The former assistant teacher at the Olympia Early Learning Center’s McPhee Road site, Elisha Tabor, 20, was sentenced in July to 18 years to life in prison for raping a 5-year-old pupil in the child’s home and a 4-year-old pupil at work.
The civil lawsuit filed Thursday alleges that a boy was molested by Tabor while he was between the ages of 2 months and 4 years old and enrolled at the Olympia Early Learning Center’s McPhee Road site between 2007 and 2010, attorney Darrell Cochran said.
Cochran said that the boy identified in his lawsuit filed in Thurston County Superior Court on Thursday is not one of the children that Tabor was convicted of molesting or raping.

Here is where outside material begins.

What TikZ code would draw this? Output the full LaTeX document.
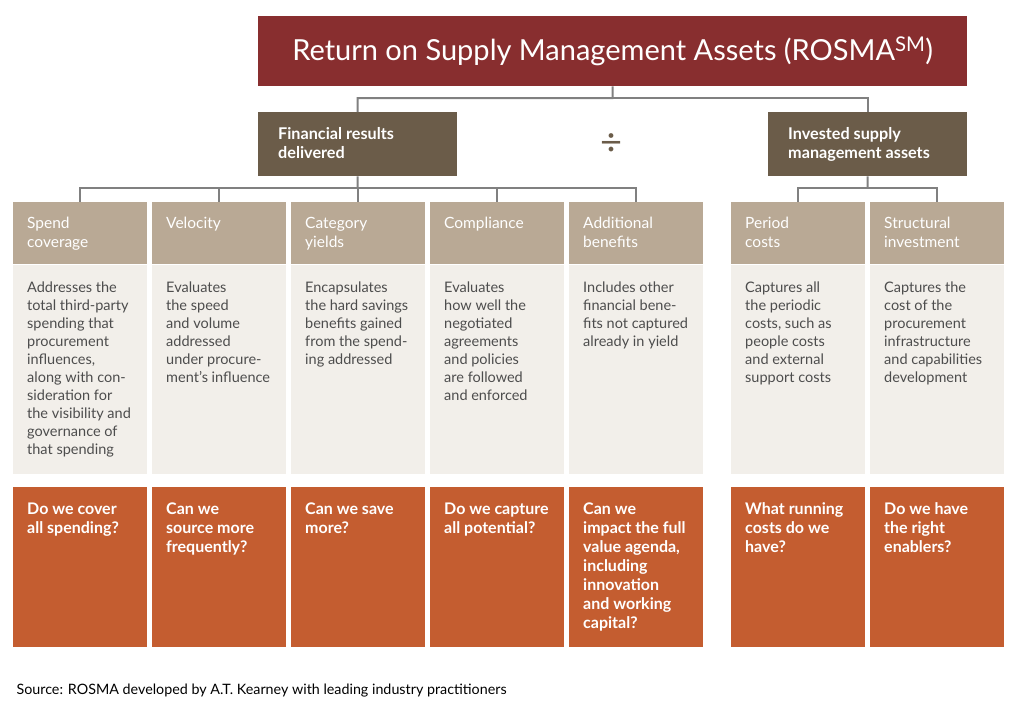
\documentclass[tikz,border=0pt]{standalone}
\usepackage{fontspec}
\setmainfont{Lato}
\usepackage{xcolor}
\usetikzlibrary{positioning}
\definecolor{rosmared}{HTML}{882E2F}
\definecolor{midbrown}{HTML}{6B5C49}
\definecolor{headtan}{HTML}{B9A995}
\definecolor{descbg}{HTML}{F2EFEA}
\definecolor{qorange}{HTML}{C45D30}
\definecolor{linegray}{HTML}{808080}
\definecolor{desctext}{HTML}{4D4D4D}
% top aligned text inside a box of fixed height
\newcommand{\topbox}[3]{\parbox[t][#1][t]{#2}{\begin{tabular}[t]{@{}l@{}}#3\end{tabular}}}

\begin{document}
\begin{tikzpicture}[x=1pt,y=-1pt,node distance=0pt]
\tikzstyle{title}=[rectangle,fill=rosmared,text=white,minimum width=709pt,minimum height=70pt,font=\fontsize{29}{34}\selectfont]
\tikzstyle{group}=[rectangle,fill=midbrown,text=white,inner xsep=20pt,inner ysep=13.7pt,minimum width=199pt,minimum height=64pt,font=\fontsize{16.2}{19}\selectfont\bfseries]
\tikzstyle{head}=[rectangle,fill=headtan,text=white,inner xsep=14pt,inner ysep=12.7pt,minimum width=134pt,minimum height=62pt,font=\fontsize{15.5}{19}\selectfont]
\tikzstyle{desc}=[rectangle,fill=descbg,text=desctext,inner xsep=14pt,inner ysep=15.4pt,minimum width=134pt,minimum height=209pt,font=\fontsize{14.5}{18}\selectfont]
\tikzstyle{quest}=[rectangle,fill=qorange,text=white,inner xsep=14pt,inner ysep=13.7pt,minimum width=134pt,minimum height=160pt,font=\fontsize{16}{19}\selectfont\bfseries]
\tikzstyle{conn}=[draw=linegray,line width=2pt]
\useasboundingbox (0,0) rectangle (1020,707);

\node[title,anchor=north west] (rosma) at (258,16) {Return on Supply Management Assets (ROSMA\textsuperscript{SM})};

\node[group,anchor=north west] (fin) at (258,112) {\topbox{36.6pt}{159pt}{Financial results\\delivered}};
\node[group,anchor=north west] (inv) at (768,112) {\topbox{36.6pt}{159pt}{Invested supply\\management assets}};
\node[text=midbrown,font=\fontsize{38}{38}\selectfont] (div) at (612,145) {÷};

% financial results columns
\node[head,anchor=north west] (spend) at (13,202) {\topbox{36.6pt}{106pt}{Spend\\coverage}};
\node[desc,below=of spend] (spendd) {\topbox{178.2pt}{106pt}{Addresses the\\total third-party\\spending that\\procurement\\influences,\\along with con-\\sideration for\\the visibility and\\governance of\\that spending}};
\node[quest,below=13pt of spendd] (spendq) {\topbox{132.6pt}{106pt}{Do we cover\\all spending?}};

\node[head,anchor=north west] (velo) at (152,202) {\topbox{36.6pt}{106pt}{Velocity}};
\node[desc,below=of velo] (velod) {\topbox{178.2pt}{106pt}{Evaluates\\the speed\\and volume\\addressed\\under procure-\\ment’s influence}};
\node[quest,below=13pt of velod] (veloq) {\topbox{132.6pt}{106pt}{Can we\\source more\\frequently?}};

\node[head,anchor=north west] (yield) at (291,202) {\topbox{36.6pt}{106pt}{Category\\yields}};
\node[desc,below=of yield] (yieldd) {\topbox{178.2pt}{106pt}{Encapsulates\\the hard savings\\benefits gained\\from the spend-\\ing addressed}};
\node[quest,below=13pt of yieldd] (yieldq) {\topbox{132.6pt}{106pt}{Can we save\\more?}};

\node[head,anchor=north west] (compl) at (430,202) {\topbox{36.6pt}{106pt}{Compliance}};
\node[desc,below=of compl] (compld) {\topbox{178.2pt}{106pt}{Evaluates\\how well the\\negotiated\\agreements\\and policies\\are followed\\and enforced}};
\node[quest,below=13pt of compld] (complq) {\topbox{132.6pt}{106pt}{Do we capture\\all potential?}};

\node[head,anchor=north west] (addit) at (569,202) {\topbox{36.6pt}{106pt}{Additional\\benefits}};
\node[desc,below=of addit] (additd) {\topbox{178.2pt}{106pt}{Includes other\\financial bene-\\fits not captured\\already in yield}};
\node[quest,below=13pt of additd] (additq) {\topbox{132.6pt}{106pt}{Can we\\impact the full\\value agenda,\\including\\innovation\\and working\\capital?}};

% invested assets columns
\node[head,anchor=north west] (period) at (731,202) {\topbox{36.6pt}{106pt}{Period\\costs}};
\node[desc,below=of period] (periodd) {\topbox{178.2pt}{106pt}{Captures all\\the periodic\\costs, such as\\people costs\\and external\\support costs}};
\node[quest,below=13pt of periodd] (periodq) {\topbox{132.6pt}{106pt}{What running\\costs do we\\have?}};

\node[head,anchor=north west] (struct) at (870,202) {\topbox{36.6pt}{106pt}{Structural\\investment}};
\node[desc,below=of struct] (structd) {\topbox{178.2pt}{106pt}{Captures the\\cost of the\\procurement\\infrastructure\\and capabilities\\development}};
\node[quest,below=13pt of structd] (structq) {\topbox{132.6pt}{106pt}{Do we have\\the right\\enablers?}};

\node[anchor=base west,font=\fontsize{14.3}{16}\selectfont] (src) at (13,694) {Source: ROSMA developed by A.T. Kearney with leading industry practitioners};

% tree lines
\coordinate (topj) at (612.5,98);
\coordinate (finj) at (357.5,188);
\coordinate (invj) at (867.5,188);
\draw[conn] (rosma.south) -- (topj) -| (fin.north);
\draw[conn] (topj) -| (inv.north);
\draw[conn] (fin.south) -- (finj);
\foreach \col in {spend,velo,yield,compl,addit}
  \draw[conn] (finj) -| (\col.north);
\draw[conn] (inv.south) -- (invj);
\foreach \col in {period,struct}
  \draw[conn] (invj) -| (\col.north);
\end{tikzpicture}
\end{document}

According to the lawsuit, in 2008, a parent complained to the McPhee Road site’s then-director of operations, Rose Horgdahl, that “Elisha posed a danger to the young children at the facility.”

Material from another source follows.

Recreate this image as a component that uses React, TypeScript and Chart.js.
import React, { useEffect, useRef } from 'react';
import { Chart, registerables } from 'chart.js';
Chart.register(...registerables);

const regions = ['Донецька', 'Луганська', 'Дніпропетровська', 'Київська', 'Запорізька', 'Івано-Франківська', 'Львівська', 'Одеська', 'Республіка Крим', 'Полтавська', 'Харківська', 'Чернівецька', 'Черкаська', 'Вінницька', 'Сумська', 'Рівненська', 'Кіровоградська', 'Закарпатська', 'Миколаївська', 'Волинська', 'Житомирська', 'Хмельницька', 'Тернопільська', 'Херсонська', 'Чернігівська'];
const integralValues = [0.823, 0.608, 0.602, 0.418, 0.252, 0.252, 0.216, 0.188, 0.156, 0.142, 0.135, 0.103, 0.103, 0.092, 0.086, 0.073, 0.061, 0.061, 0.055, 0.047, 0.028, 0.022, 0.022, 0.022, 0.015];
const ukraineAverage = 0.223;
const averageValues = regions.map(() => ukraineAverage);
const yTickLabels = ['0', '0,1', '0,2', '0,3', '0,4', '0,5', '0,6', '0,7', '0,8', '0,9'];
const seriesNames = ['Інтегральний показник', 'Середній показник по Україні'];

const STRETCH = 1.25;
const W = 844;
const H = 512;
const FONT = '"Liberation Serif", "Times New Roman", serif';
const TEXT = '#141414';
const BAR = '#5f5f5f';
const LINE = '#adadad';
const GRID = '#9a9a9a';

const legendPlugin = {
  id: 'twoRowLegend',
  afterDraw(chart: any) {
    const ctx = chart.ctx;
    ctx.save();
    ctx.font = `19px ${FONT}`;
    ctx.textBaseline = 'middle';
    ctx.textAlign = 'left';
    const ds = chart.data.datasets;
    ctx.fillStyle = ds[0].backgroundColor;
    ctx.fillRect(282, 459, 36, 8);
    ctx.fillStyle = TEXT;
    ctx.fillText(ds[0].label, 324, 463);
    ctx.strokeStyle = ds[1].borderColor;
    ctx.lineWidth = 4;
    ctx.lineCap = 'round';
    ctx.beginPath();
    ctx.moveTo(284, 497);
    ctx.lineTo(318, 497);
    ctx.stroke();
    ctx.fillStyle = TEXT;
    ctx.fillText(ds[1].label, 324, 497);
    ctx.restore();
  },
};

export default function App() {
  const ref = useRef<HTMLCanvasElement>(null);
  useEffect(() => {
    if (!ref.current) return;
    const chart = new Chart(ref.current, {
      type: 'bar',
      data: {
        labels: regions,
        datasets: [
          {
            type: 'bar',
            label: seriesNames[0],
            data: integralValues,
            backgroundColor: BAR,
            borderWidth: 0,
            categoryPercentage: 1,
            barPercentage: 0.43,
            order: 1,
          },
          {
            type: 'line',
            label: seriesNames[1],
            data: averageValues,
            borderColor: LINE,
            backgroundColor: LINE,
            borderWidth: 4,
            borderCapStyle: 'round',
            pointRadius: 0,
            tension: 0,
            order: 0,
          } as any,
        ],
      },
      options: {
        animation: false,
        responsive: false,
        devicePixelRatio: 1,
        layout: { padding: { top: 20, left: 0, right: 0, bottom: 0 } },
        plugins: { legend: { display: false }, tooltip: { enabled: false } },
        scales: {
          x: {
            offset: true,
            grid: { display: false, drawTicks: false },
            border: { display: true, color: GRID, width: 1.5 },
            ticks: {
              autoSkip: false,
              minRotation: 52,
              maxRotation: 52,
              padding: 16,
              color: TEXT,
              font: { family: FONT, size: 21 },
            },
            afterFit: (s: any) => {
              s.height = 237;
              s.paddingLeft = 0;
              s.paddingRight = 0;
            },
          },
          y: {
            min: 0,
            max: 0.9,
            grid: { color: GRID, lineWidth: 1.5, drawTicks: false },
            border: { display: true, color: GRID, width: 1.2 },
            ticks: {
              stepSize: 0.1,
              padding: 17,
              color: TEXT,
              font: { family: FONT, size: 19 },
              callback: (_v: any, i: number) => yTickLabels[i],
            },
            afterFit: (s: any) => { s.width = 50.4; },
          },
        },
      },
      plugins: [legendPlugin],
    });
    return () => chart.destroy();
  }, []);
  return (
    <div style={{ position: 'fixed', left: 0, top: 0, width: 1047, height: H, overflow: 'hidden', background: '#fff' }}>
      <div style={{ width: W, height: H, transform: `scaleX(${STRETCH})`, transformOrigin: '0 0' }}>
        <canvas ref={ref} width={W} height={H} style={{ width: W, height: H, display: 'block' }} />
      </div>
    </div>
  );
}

The OELC’s attorney, Michael Bolasina, said that allegation is untrue.
“It’s my understanding that she complained about any male employees working at the center with the children,” Bolasina said.

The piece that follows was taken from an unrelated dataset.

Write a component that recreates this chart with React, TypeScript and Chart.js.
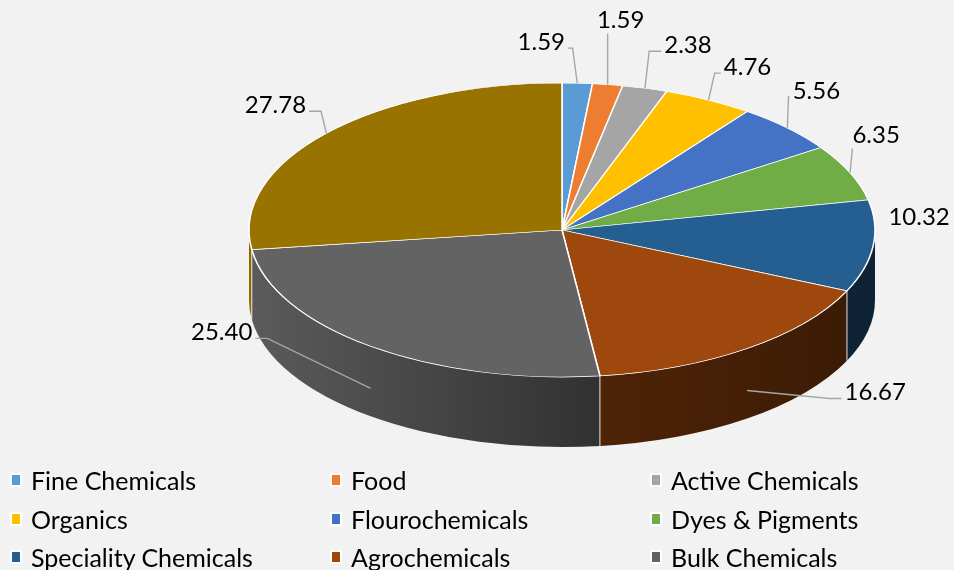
import React, { useEffect, useRef } from 'react';
import { Chart, registerables } from 'chart.js';

Chart.register(...registerables);

// ---- data ----
const categories = [
  'Fine Chemicals',
  'Food',
  'Active Chemicals',
  'Organics',
  'Flourochemicals',
  'Dyes & Pigments',
  'Speciality Chemicals',
  'Agrochemicals',
  'Bulk Chemicals',
  'Others',
];
const values = [1.59, 1.59, 2.38, 4.76, 5.56, 6.35, 10.32, 16.67, 25.4, 27.78];
const valueLabels = ['1.59', '1.59', '2.38', '4.76', '5.56', '6.35', '10.32', '16.67', '25.40', '27.78'];

// ---- styles ----
const sliceColors = [
  '#5B9BD5', '#ED7D31', '#A5A5A5', '#FFC000', '#4472C4',
  '#70AD47', '#255E91', '#9E480E', '#636363', '#997300',
];
// label offset from its anchor point on the slice edge (px)
const labelOffsets: [number, number][] = [
  [-36, -41], [13, -64], [43, -43], [39, -33], [29, -37],
  [26, -37], [46, -29], [128, 2], [-149, -56], [-51, -28],
];

const W = 954;
const H = 570;
const CX = 562;
const CY = 230;
const BASE_R = 200;
const RX = 313;
const RY = 147;
const DEPTH = 70;
const FONT = 'Lato, "Open Sans", "DejaVu Sans", sans-serif';

function shade(hex: string, f: number) {
  const n = parseInt(hex.slice(1), 16);
  const r = Math.round(((n >> 16) & 255) * f);
  const g = Math.round(((n >> 8) & 255) * f);
  const b = Math.round((n & 255) * f);
  return `rgb(${r},${g},${b})`;
}

const pie3d = {
  id: 'pie3d',
  beforeDatasetsDraw(chart: any) {
    const meta = chart.getDatasetMeta(0);
    const arcs = meta.data as any[];
    if (!arcs.length) return;
    const ctx: CanvasRenderingContext2D = chart.ctx;
    const cx = arcs[0].x;
    const cy = arcs[0].y;
    const r = arcs[0].outerRadius;
    // side walls (front half only)
    arcs.forEach((arc, i) => {
      const s = Math.max(arc.startAngle, 0);
      const e = Math.min(arc.endAngle, Math.PI);
      if (e <= s) return;
      const col = sliceColors[i];
      const g = ctx.createLinearGradient(cx - RX, 0, cx + RX, 0);
      g.addColorStop(0, shade(col, 0.92));
      g.addColorStop(0.55, shade(col, 0.5));
      g.addColorStop(1, shade(col, 0.36));
      ctx.beginPath();
      ctx.ellipse(cx, cy, RX, RY, 0, s, e, false);
      ctx.lineTo(cx + RX * Math.cos(e), cy + RY * Math.sin(e) + DEPTH);
      ctx.ellipse(cx, cy + DEPTH, RX, RY, 0, e, s, true);
      ctx.closePath();
      ctx.fillStyle = g;
      ctx.fill();
    });
    ctx.strokeStyle = 'rgba(255,255,255,0.85)';
    ctx.lineWidth = 1;
    arcs.forEach((arc) => {
      const a = arc.startAngle;
      if (a > 0 && a < Math.PI) {
        const x = cx + RX * Math.cos(a);
        const y = cy + RY * Math.sin(a);
        ctx.beginPath();
        ctx.moveTo(x, y);
        ctx.lineTo(x, y + DEPTH);
        ctx.stroke();
      }
    });
    ctx.save();
    ctx.translate(cx, cy);
    ctx.scale(RX / r, RY / r);
    ctx.translate(-cx, -cy);
  },
  afterDatasetsDraw(chart: any) {
    const ctx: CanvasRenderingContext2D = chart.ctx;
    ctx.restore();
    const arcs = chart.getDatasetMeta(0).data as any[];
    if (!arcs.length) return;
    const cx = arcs[0].x;
    const cy = arcs[0].y;
    ctx.save();
    ctx.font = `24px ${FONT}`;
    ctx.textAlign = 'center';
    ctx.textBaseline = 'middle';
    arcs.forEach((arc, i) => {
      const mid = (arc.startAngle + arc.endAngle) / 2;
      const c = Math.cos(mid);
      const s = Math.sin(mid);
      const ax = cx + RX * c;
      const ay = cy + RY * s + (s > 0.3 ? DEPTH * 0.6 : 0);
      const lx = ax + labelOffsets[i][0];
      const ly = ay + labelOffsets[i][1];
      const text = valueLabels[i];
      const w = ctx.measureText(text).width;
      const x1 = lx - w / 2;
      const x2 = lx + w / 2;
      const y1 = ly - 11;
      const y2 = ly + 11;
      const dx = ax < x1 ? x1 - ax : ax > x2 ? ax - x2 : 0;
      const dy = ay < y1 ? y1 - ay : ay > y2 ? ay - y2 : 0;
      const dist = Math.hypot(dx, dy);
      if (dist >= 24) {
        ctx.strokeStyle = '#a6a6a6';
        ctx.lineWidth = 1.4;
        ctx.beginPath();
        ctx.moveTo(ax, ay);
        if (ax < x1 - 4) {
          const tx = x1 - 3;
          const ty = ly + 6;
          let ex = tx - 12;
          if (ex < ax + 2) ex = (ax + tx) / 2;
          ctx.lineTo(ex, ty);
          ctx.lineTo(tx, ty);
        } else if (ax > x2 + 4) {
          const tx = x2 + 3;
          const ty = ly + 6;
          let ex = tx + 12;
          if (ex > ax - 2) ex = (ax + tx) / 2;
          ctx.lineTo(ex, ty);
          ctx.lineTo(tx, ty);
        } else {
          const tx = Math.min(Math.max(ax, x1), x2 + 2);
          ctx.lineTo(tx, y2 + 2);
        }
        ctx.stroke();
      }
      ctx.fillStyle = '#000';
      ctx.fillText(text, lx, ly);
    });
    ctx.restore();
  },
};

export default function App() {
  const ref = useRef<HTMLCanvasElement>(null);

  useEffect(() => {
    if (!ref.current) return;
    const chart = new Chart(ref.current, {
      type: 'pie',
      data: {
        labels: categories,
        datasets: [
          {
            data: values,
            backgroundColor: sliceColors,
            borderColor: '#ffffff',
            borderWidth: 1,
          },
        ],
      },
      options: {
        responsive: false,
        animation: false,
        events: [],
        layout: {
          padding: {
            left: CX - BASE_R,
            right: W - CX - BASE_R,
            top: CY - BASE_R,
            bottom: H - CY - BASE_R,
          },
        },
        plugins: {
          legend: { display: false },
          tooltip: { enabled: false },
          title: { display: false },
        },
      },
      plugins: [pie3d as any],
    });
    return () => chart.destroy();
  }, []);

  return (
    <div
      style={{
        position: 'fixed',
        left: 0,
        top: 0,
        width: W,
        height: H,
        overflow: 'hidden',
        background: '#f2f2f2',
      }}
    >
      <canvas ref={ref} width={W} height={H} style={{ position: 'absolute', left: 0, top: 0, width: W, height: H }} />
      {categories.map((c, i) => (
        <div
          key={c}
          style={{
            position: 'absolute',
            left: 10 + (i % 3) * 320,
            top: 481 + Math.floor(i / 3) * 38.5 - 17,
            height: 32,
            display: 'flex',
            alignItems: 'center',
            font: `25px ${FONT}`,
            color: '#000',
            whiteSpace: 'nowrap',
          }}
        >
          <span
            style={{
              display: 'inline-block',
              width: 8,
              height: 10,
              background: sliceColors[i],
              border: '2px solid #fff',
              marginRight: 9,
            }}
          />
          {c}
        </div>
      ))}
    </div>
  );
}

The suit also alleges that the same parent complained in 2009 that her daughter may have been sexually abused. The parent told officials at the center that she believed Eli Tabor was responsible, according to the suit, but “(d)efendant misdirected police and CPS investigators to another male employee named ‘Eli.’”
Bolasina said Cochran’s lawsuit inaccurately states that officials at the early learning center “misdirected” investigators. He said it is his understanding that both “Elis” were investigated after the 2009 complaint, and OELC cooperated fully. The complaint was deemed unfounded, Bolasina added.
The lawsuit filed by Cochran on Thursday is the third time a parent of a former pupil of Tabor’s has filed a lawsuit against the Olympia Early Learning Center, alleging the center knew or should have known about the abuse. Both of the other suits also were filed by Cochran.
One of the other suits alleges that Tabor molested a 4-year-old girl at the early learning center in February 2009. This 4-year-old girl is not one of the children Tabor was convicted of abusing.
The third lawsuit was filed by a parent of one of the children Tabor was convicted of sexually abusing.
The Olympia Early Learning Center has closed all of its offices, including a separate site in downtown Olympia, as of July 29, according to a spokeswoman for the state Department of Early Learning.
DEL is investigating a complaint in January that the center failed to report an allegation of abuse at its McPhee Road site. In February, the DEL put the McPhee Road location on its “do not refer” list, and its license is inactive.
Former Olympia Early Learning Center Executive Director Steve Olson has said that one factor that contributed to the closure of the McPhee Road site is that “we couldn’t re-enroll people as folks left.” Overhead costs became prohibitive as the number of clients declined, he added.
Phone numbers listed for OELC were disconnected.